A rigorous historiographical approach, therefore, necessitates starting from material conditions and productive relations rather than abstract debates around "class autonomy" or overt class consciousness. As Marx argues in The German Ideology, history must focus on real production processes and concrete human relations, revealing how class formation occurs through evolving economic activities rather than merely through ideological shifts or moments of visible conflict. Previous labour historians such as Thompson used a vulgar definition of class as a heuristic device which was good enough for the object of his study; the boisterous early-life of the English working class, in a context of economic and political turmoil, which included many opportunities to make its class existence known. For the parochial economy of 19th century New Zealand, built on Wakefield’s petit-bourgeois dream of egalitarian farm ownership, class relations must be analysed at the root. Not in culture, or rebellion, or in conscious agency. but in production, distribution, ownership and exchange: Stoffwechsel.
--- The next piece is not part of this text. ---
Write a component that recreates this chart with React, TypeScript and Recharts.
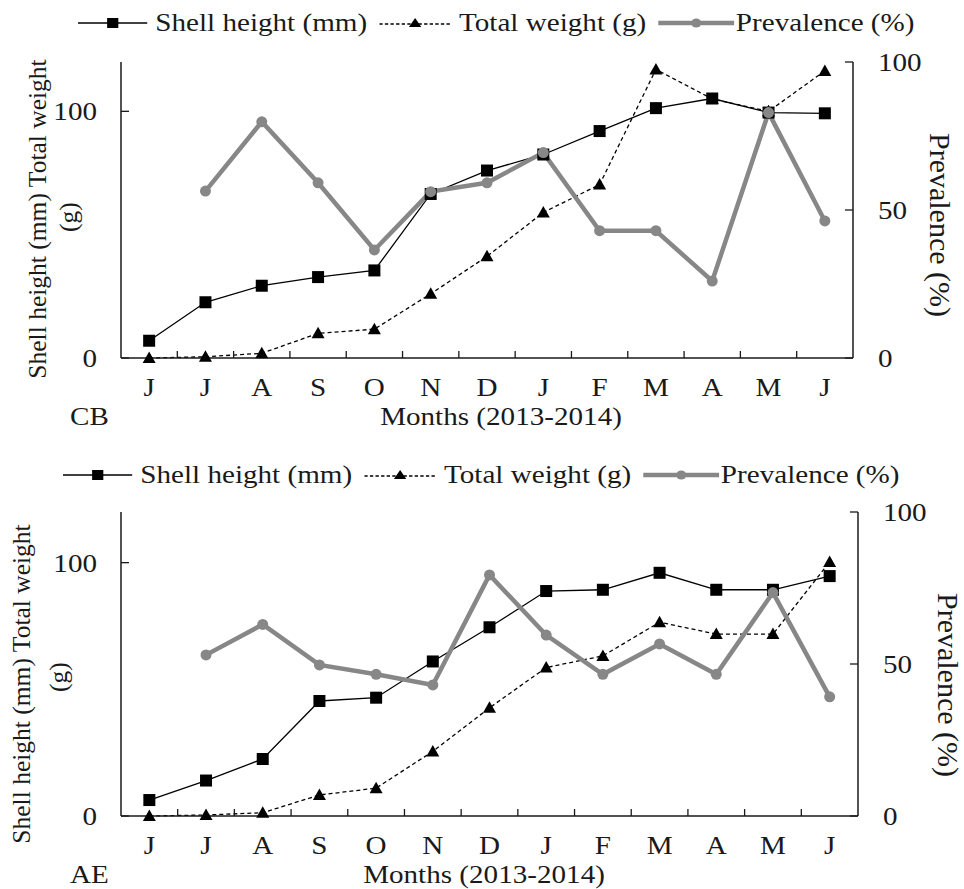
import { ComposedChart, Line, XAxis, YAxis, Label } from "recharts";

// months Jun 2013 .. Jun 2014
const MONTHS = ["J", "J", "A", "S", "O", "N", "D", "J", "F", "M", "A", "M", "J"];

// CB site
const CB_SHELL = [7, 22.6, 29.3, 32.8, 35.5, 66.5, 76, 82.5, 92, 101.3, 105.2, 99.5, 99.2];
const CB_WEIGHT = [0, 0.5, 1.9, 10, 11.7, 26, 41.2, 59, 70.3, 117, 105, 100, 116.4];
const CB_PREV = [null, 56.4, 79.8, 59.2, 36.5, 56.2, 59.2, 69.4, 43, 43, 26, 82.9, 46.3];

// AE site
const AE_SHELL = [6.3, 14, 22.5, 45.4, 46.7, 61, 74.5, 88.8, 89.3, 96, 89.3, 89.3, 94.7];
const AE_WEIGHT = [0, 0.4, 1.3, 8.3, 11, 25.5, 42.7, 58.6, 63.2, 76.5, 71.8, 71.8, 100.3];
const AE_PREV = [null, 53, 63, 49.7, 46.6, 43.1, 79.3, 59.5, 46.6, 56.6, 46.6, 73.5, 39.2];

const LEFT_TICKS = [0, 100];
const RIGHT_TICKS = [0, 50, 100];

const SERIF = '"Liberation Serif", "Times New Roman", serif';
const INK = "#1a1a1a";
const GREY = "#878787";
const SX = 1.12; // the original figure is a bit stretched sideways

function squareDot(p: any) {
  const { cx, cy, index } = p;
  if (cx == null || cy == null) return <g key={`s${index}`} />;
  return <rect key={`s${index}`} x={cx - 6} y={cy - 6} width={12} height={12} fill="#000" />;
}

function triangleDot(p: any) {
  const { cx, cy, index } = p;
  if (cx == null || cy == null) return <g key={`t${index}`} />;
  return (
    <path
      key={`t${index}`}
      d={`M${cx},${cy - 6.5} L${cx + 6.5},${cy + 5} L${cx - 6.5},${cy + 5} Z`}
      fill="#000"
    />
  );
}

function circleDot(p: any) {
  const { cx, cy, index } = p;
  if (cx == null || cy == null) return <g key={`c${index}`} />;
  return <circle key={`c${index}`} cx={cx} cy={cy} r={5.5} fill={GREY} />;
}

function MonthTick(props: any) {
  const { x, y, payload, index } = props;
  const half = payload?.offset || 28;
  return (
    <g>
      {index > 0 && (
        <line x1={x - half} x2={x - half} y1={y} y2={y - 7} stroke={INK} strokeWidth={1.3} />
      )}
      <text
        transform={`translate(${x},${y + 38}) scale(${SX},1)`}
        textAnchor="middle"
        fontSize={26}
        fontFamily={SERIF}
        fill={INK}
      >
        {MONTHS[payload.value]}
      </text>
    </g>
  );
}

function LeftTick(props: any) {
  const { x, y, payload } = props;
  return (
    <g>
      <line x1={x} x2={x + 8} y1={y} y2={y} stroke={INK} strokeWidth={1.3} />
      <text
        transform={`translate(${x - 24},${y + 9}) scale(${SX},1)`}
        textAnchor="end"
        fontSize={26}
        fontFamily={SERIF}
        fill={INK}
      >
        {payload.value}
      </text>
    </g>
  );
}

function RightTick(props: any) {
  const { x, y, payload } = props;
  return (
    <g>
      <line x1={x - 8} x2={x} y1={y} y2={y} stroke={INK} strokeWidth={1.3} />
      <text
        transform={`translate(${x + 25},${y + 9}) scale(${SX},1)`}
        textAnchor="start"
        fontSize={26}
        fontFamily={SERIF}
        fill={INK}
      >
        {payload.value}
      </text>
    </g>
  );
}

function ChartLegend({ left, top }: { left: number; top: number }) {
  const text = { marginLeft: 7, marginRight: 11 };
  return (
    <div
      style={{
        position: "absolute",
        left,
        top,
        display: "flex",
        alignItems: "center",
        fontFamily: SERIF,
        fontSize: 26,
        lineHeight: "30px",
        color: INK,
        whiteSpace: "nowrap",
        transform: `scaleX(${SX})`,
        transformOrigin: "left center",
      }}
    >
      <svg width={62} height={20}>
        <line x1={0} x2={62} y1={10} y2={10} stroke="#000" strokeWidth={1.5} />
        <rect x={26} y={5} width={10} height={10} fill="#000" />
      </svg>
      <span style={text}>Shell height (mm)</span>
      <svg width={64} height={20}>
        <line x1={0} x2={64} y1={11} y2={11} stroke="#000" strokeWidth={1.3} strokeDasharray="3 2" />
        <path d="M32,5 L37.5,14 L26.5,14 Z" fill="#000" />
      </svg>
      <span style={text}>Total weight (g)</span>
      <svg width={68} height={20}>
        <line x1={0} x2={68} y1={10} y2={10} stroke={GREY} strokeWidth={4.5} />
        <circle cx={34} cy={10} r={4.5} fill={GREY} />
      </svg>
      <span style={{ marginLeft: 1 }}>Prevalence (%)</span>
    </div>
  );
}

interface PanelCfg {
  site: string;
  shell: number[];
  weight: number[];
  prev: (number | null)[];
  top: number;
  right: number;
  bottom: number;
  legendLeft: number;
  legendTop: number;
  monthsX: number;
  left1: [number, number];
  left2: [number, number];
  rightTitle: [number, number];
}

function Panel({ cfg }: { cfg: PanelCfg }) {
  const rows = MONTHS.map((m, i) => ({
    idx: i,
    month: m,
    shell: cfg.shell[i],
    weight: cfg.weight[i],
    prev: cfg.prev[i],
  }));
  const axisLine = { stroke: INK, strokeWidth: 1.5 };

  return (
    <div style={{ position: "absolute", left: 0, top: cfg.top, width: 964, height: 440 }}>
      <ComposedChart
        width={964}
        height={440}
        data={rows}
        margin={{ top: 62, right: cfg.right, bottom: cfg.bottom, left: 61 }}
      >
        <XAxis
          dataKey="idx"
          type="category"
          scale="band"
          height={30}
          interval={0}
          tickLine={false}
          tickSize={0}
          tickMargin={0}
          axisLine={axisLine}
          tick={(p: any) => <MonthTick {...p} />}
        >
          <Label
            content={(p: any) => {
              const base = (p.viewBox?.y ?? 0) + 67;
              return (
                <g fontFamily={SERIF} fontSize={26} fill={INK}>
                  <text transform={`translate(70,${base}) scale(${SX},1)`}>{cfg.site}</text>
                  <text transform={`translate(${cfg.monthsX},${base}) scale(${SX},1)`} textAnchor="middle">
                    Months (2013-2014)
                  </text>
                </g>
              );
            }}
          />
        </XAxis>
        <YAxis
          yAxisId="left"
          orientation="left"
          width={60}
          domain={[0, 120]}
          ticks={LEFT_TICKS}
          interval={0}
          tickLine={false}
          tickSize={0}
          tickMargin={0}
          axisLine={axisLine}
          tick={(p: any) => <LeftTick {...p} />}
        >
          <Label
            content={() => (
              <g fontFamily={SERIF} fontSize={25.5} fill={INK} textAnchor="middle">
                <text
                  x={cfg.left1[0]}
                  y={cfg.left1[1]}
                  transform={`rotate(-90 ${cfg.left1[0]} ${cfg.left1[1]})`}
                >
                  Shell height (mm) Total weight
                </text>
                <text
                  x={cfg.left2[0]}
                  y={cfg.left2[1]}
                  transform={`rotate(-90 ${cfg.left2[0]} ${cfg.left2[1]})`}
                >
                  (g)
                </text>
              </g>
            )}
          />
        </YAxis>
        <YAxis
          yAxisId="right"
          orientation="right"
          width={60}
          domain={[0, 100]}
          ticks={RIGHT_TICKS}
          interval={0}
          tickLine={false}
          tickSize={0}
          tickMargin={0}
          axisLine={axisLine}
          tick={(p: any) => <RightTick {...p} />}
        >
          <Label
            content={() => (
              <text
                x={cfg.rightTitle[0]}
                y={cfg.rightTitle[1]}
                transform={`rotate(90 ${cfg.rightTitle[0]} ${cfg.rightTitle[1]})`}
                textAnchor="middle"
                fontFamily={SERIF}
                fontSize={30}
                fill={INK}
              >
                Prevalence (%)
              </text>
            )}
          />
        </YAxis>
        <Line
          yAxisId="left"
          dataKey="weight"
          stroke="#000"
          strokeWidth={1.3}
          strokeDasharray="4 3"
          dot={triangleDot}
          activeDot={false}
          isAnimationActive={false}
        />
        <Line
          yAxisId="left"
          dataKey="shell"
          stroke="#000"
          strokeWidth={1.3}
          dot={squareDot}
          activeDot={false}
          isAnimationActive={false}
        />
        <Line
          yAxisId="right"
          dataKey="prev"
          stroke={GREY}
          strokeWidth={4.5}
          dot={circleDot}
          activeDot={false}
          isAnimationActive={false}
        />
      </ComposedChart>
      <ChartLegend left={cfg.legendLeft} top={cfg.legendTop} />
    </div>
  );
}

const PANELS: PanelCfg[] = [
  {
    site: "CB",
    shell: CB_SHELL,
    weight: CB_WEIGHT,
    prev: CB_PREV,
    top: 0,
    right: 51,
    bottom: 52,
    legendLeft: 78,
    legendTop: 8,
    monthsX: 501,
    left1: [46, 219],
    left2: [77, 217],
    rightTitle: [930, 225],
  },
  {
    site: "AE",
    shell: AE_SHELL,
    weight: AE_WEIGHT,
    prev: AE_PREV,
    top: 450,
    right: 46,
    bottom: 44,
    legendLeft: 63,
    legendTop: 10,
    monthsX: 484,
    left1: [30, 234],
    left2: [67, 227],
    rightTitle: [938, 235],
  },
];

export default function App() {
  return (
    <div
      style={{
        position: "absolute",
        left: 0,
        top: 0,
        width: 964,
        height: 889,
        overflow: "hidden",
        background: "#fff",
      }}
    >
      {PANELS.map((cfg) => (
        <Panel key={cfg.site} cfg={cfg} />
      ))}
    </div>
  );
}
### Suggestions for future improvement

  1. Commodity fetishism - Analyse how wool, gold and frozen meat concealed Māori land theft and women’s unpaid labour behind price signals.
  2. Patriarchal household - Track colonial marriage, custody and inheritance law as moments of primitive accumulation.
  3. Metabolic vision - Recast land clearance, sheep-raising and refrigeration as ruptures in the species-nature exchange that feed back into class struggle.
  4. Intellectual labour reflexivity - Acknowledge how academic distance encourages definitions of class that begin in the head and underrate manual and reproductive work.